L’organizzazione dello stato carolingio
▪ Il popolo dei franchi era caratterizzato da una società gerarchica guerriera, con al vertice il re. Il sovrano si serviva di suoi fiduciari, i missi dominici, per controllare la corretta amministrazione dello stato e per contrastare i tentativi autonomistici delle aristocrazie locali. Le varie regioni erano infatti amministrate dai conti, alti funzionari che gestivano ciascuno un solo territorio non troppo ampio (detto contea), e dai marchesi, che amministravano le contee di confine (dette marche); l’aristocrazia amministrativa tendeva spesso a considerare il territorio affidatole come un bene personale, e a disporne di conseguenza.

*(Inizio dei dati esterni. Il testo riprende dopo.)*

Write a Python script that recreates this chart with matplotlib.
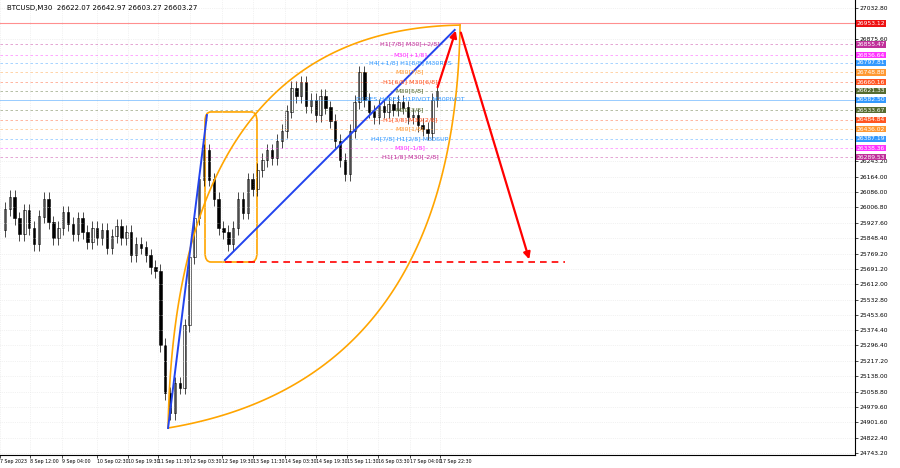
import numpy as np
import matplotlib.pyplot as plt
from matplotlib.patches import FancyBboxPatch

# ---- price closes (M30-ish, resampled) ----
closes = [25890, 26000, 26060, 25950, 25870, 25990, 25900, 25820, 25960, 26050,
          25930, 25850, 25900, 25980, 25920, 25870, 25950, 25880, 25830, 25900,
          25850, 25890, 25800, 25860, 25910, 25850, 25880, 25760, 25820, 25800,
          25760, 25700, 25680, 25300, 25050, 24950, 25100, 25080, 25400, 25750,
          25950, 26150, 26300, 26150, 26050, 25900, 25880, 25820, 25900, 26050,
          25980, 26150, 26100, 26200, 26250, 26300, 26260, 26350, 26400, 26500,
          26620, 26580, 26650, 26530, 26560, 26480, 26580, 26520, 26450, 26350,
          26250, 26180, 26400, 26550, 26700, 26560, 26500, 26470, 26530, 26500,
          26540, 26510, 26550, 26520, 26470, 26480, 26430, 26410, 26390, 26560, 26603]

# ---- levels: position on chart and the value shown in the price box ----
level_prices = [26847, 26791, 26750, 26703, 26652, 26606, 26560,
                26508, 26457, 26410, 26359, 26312, 26266]
level_boxes = [26855.47, 26836.64, 26797.81, 26748.88, 26660.16, 26621.33, 26582.50,
               26533.67, 26484.84, 26436.02, 26387.19, 26338.36, 26289.53]
level_colors = ["#c0309a", "#ff33ff", "#3399ff", "#ff9933", "#ff5522", "#556b2f", "#3399ff",
                "#556b2f", "#ff5522", "#ff9933", "#3399ff", "#ff33ff", "#c0309a"]
level_texts = ["H1[7/8] M30[+2/8]", "M30[+1/8]", "H4[+1/8] H1[8/8] M30RES", "M30[7/8]",
               "H1[6/8] M30[6/8]", "M30[5/8]", "D1RES H4RES H1PIVOT M30PIVOT", "M30[3/8]",
               "H1[3/8] M30[2/8]", "M30[1/8]", "H4[7/8] H1[2/8] M30SUP", "M30[-1/8]",
               "H1[1/8] M30[-2/8]"]
top_level = 26953.12

yticks = [24743.2, 24822.4, 24901.6, 24979.6, 25058.8, 25138.0, 25217.2, 25296.4, 25374.4,
          25453.6, 25532.8, 25612.0, 25691.2, 25769.2, 25848.4, 25927.6, 26006.8, 26086.0,
          26164.0, 26243.2, 26875.6, 27032.8]
date_labels = ["7 Sep 2023", "8 Sep 12:00", "9 Sep 04:00", "10 Sep 02:30", "10 Sep 19:30",
               "11 Sep 11:30", "12 Sep 03:30", "12 Sep 19:30", "13 Sep 11:30", "14 Sep 03:30",
               "14 Sep 19:30", "15 Sep 11:30", "16 Sep 03:30", "17 Sep 04:00", "17 Sep 22:30"]
date_pos = [0, 6.2, 12.8, 20.0, 26.3, 32.5, 39.1, 45.7, 52.1, 58.6, 65.0, 71.4, 77.8, 84.4, 90.5]

# ---- drawn objects (index, price) ----
blue1 = ([34.6, 42.6], [24872, 26482])
blue2 = ([46.3, 93.6], [25736, 26920])
red_dash = ([46.3, 116.3], [25726, 25726])
red_up = ((89.9, 26611), (94.0, 26930))
red_down = ((94.7, 26920), (109.1, 25726))
box = (42.2, 25726, 10.7, 772)
arc_start, arc_end = (34.6, 24872), (94.7, 26945)
arc_ctrl_up, arc_ctrl_low = (36.0, 26920), (93.6, 25119)

fig = plt.figure(figsize=(9, 4.68), dpi=100)
ax = fig.add_axes([0.0, 13 / 468, 855 / 900, 455 / 468])
ax.set_xlim(0, 176)
ax.set_ylim(24733, 27074)

for i in range(1, len(closes)):
    o, c = closes[i - 1], closes[i]
    ax.vlines(i, min(o, c) - 35, max(o, c) + 35, color="black", lw=0.5)
    ax.add_patch(plt.Rectangle((i - 0.25, min(o, c)), 0.5, abs(c - o) + 1,
                               facecolor="white" if c >= o else "black", edgecolor="black", lw=0.4))

ax.axhline(top_level, color="#ff4444", lw=0.8, alpha=0.6)
for p, b, col, t in zip(level_prices, level_boxes, level_colors, level_texts):
    solid = t.startswith("D1RES")
    ax.axhline(p, color=col, lw=0.7 if solid else 0.6, ls="-" if solid else (0, (3, 3)), alpha=0.5)
    ax.text(84.4, p, t, color=col, fontsize=4.6, ha="center", va="center")
    ax.text(1.002, p, f"{b:.2f}", transform=ax.get_yaxis_transform(), fontsize=4.3,
            color="white", va="center", ha="left", clip_on=False,
            bbox=dict(boxstyle="square,pad=0.15", fc=col, ec="none"))
ax.text(1.002, top_level, f"{top_level:.2f}", transform=ax.get_yaxis_transform(), fontsize=4.3,
        color="white", va="center", ha="left", clip_on=False,
        bbox=dict(boxstyle="square,pad=0.15", fc="#ee1111", ec="none"))

# orange arcs
t = np.linspace(0, 1, 100)
for ctrl in (arc_ctrl_up, arc_ctrl_low):
    bx = (1 - t) ** 2 * arc_start[0] + 2 * (1 - t) * t * ctrl[0] + t ** 2 * arc_end[0]
    by = (1 - t) ** 2 * arc_start[1] + 2 * (1 - t) * t * ctrl[1] + t ** 2 * arc_end[1]
    ax.plot(bx, by, color="orange", lw=1.2)
ax.add_patch(FancyBboxPatch((box[0], box[1]), box[2], box[3], boxstyle="round,pad=0,rounding_size=1.2",
                            mutation_aspect=40, fc="none", ec="orange", lw=1.2))
ax.plot(*blue1, color="#2244ee", lw=1.4)
ax.plot(*blue2, color="#2244ee", lw=1.4)
ax.plot(*red_dash, color="red", lw=1.2, ls=(0, (4, 3)))
for a, b in (red_up, red_down):
    ax.annotate("", xy=b, xytext=a, arrowprops=dict(arrowstyle="-|>", color="red", lw=1.6))

ax.grid(color="#e6e6e6", lw=0.5, ls=":")
ax.yaxis.tick_right()
ax.set_yticks(yticks)
ax.set_yticklabels([f"{v:.2f}" for v in yticks], fontsize=4.3)
ax.set_xticks(date_pos)
ax.set_xticklabels(date_labels, fontsize=3.4, ha="left")
ax.tick_params(length=2, width=0.5, pad=1)
for s in ("top", "left"):
    ax.spines[s].set_visible(False)
ax.text(0.008, 0.99, "BTCUSD,M30  26622.07 26642.97 26603.27 26603.27", transform=ax.transAxes,
        fontsize=5, va="top")

fig.savefig("out.png", dpi=100)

▪ Carlo avvertì la necessità di formare amministratori e vescovi degni e istruiti: per questo motivo, raggruppò a corte un ambiente intellettuale internazionale, e favorì la nascita di una nuova scrittura (detta minuscola carolina) che permettesse di facilitare la lettura dei testi essenziali e il lavoro di copia degli amanuensi.
Questo fenomeno, chiamato rinascita carolingia, ebbe luogo nei monasteri e fu perciò prevalentemente ecclesiastico.
Dopo Carlo Magno
▪ Carlo Magno attuò una politica internazionale, ma non previde mai un’idea di Europa e mantenne una concezione prevalentemente barbarica dello stato (composto dai vari eserciti delle contee, diviso tra gli eredi alla morte del sovrano).
▪ Il suo successore, salito al trono nell’814 d.C., capì l’importanza dell’unità dello stato e tentò di metterla in pratica. Tra le cose principali:
- promulgò la Ordinatio Imperii (817 d.C.), nella quale affermava che, essendo stato voluto da Dio, l’Impero non sarebbe stato scomponibile se non a rischio di commettere sacrilegio;
- volendo rafforzare l’idea di un impero unico e indissolubile anche all’interno del legame con la chiesa, sancì la centralità dello stato rispetto al pontefice con la Constitutio (824 d.C.), nella quale dichiarava che nessuno poteva essere incoronato papa se non avesse prima giurato fedeltà all’imperatore.
Ludovico suscitò dunque apprensioni sia nell’aristocrazia, avendo tentato di rinnovarla, sia nella chiesa, forse proprio per il suo senso dello stato molto sviluppato, che cominciava a svincolarlo dall’idea barbarica che il regno fosse solamente il prodotto del prestigio e la proprietà personale del capo vittorioso.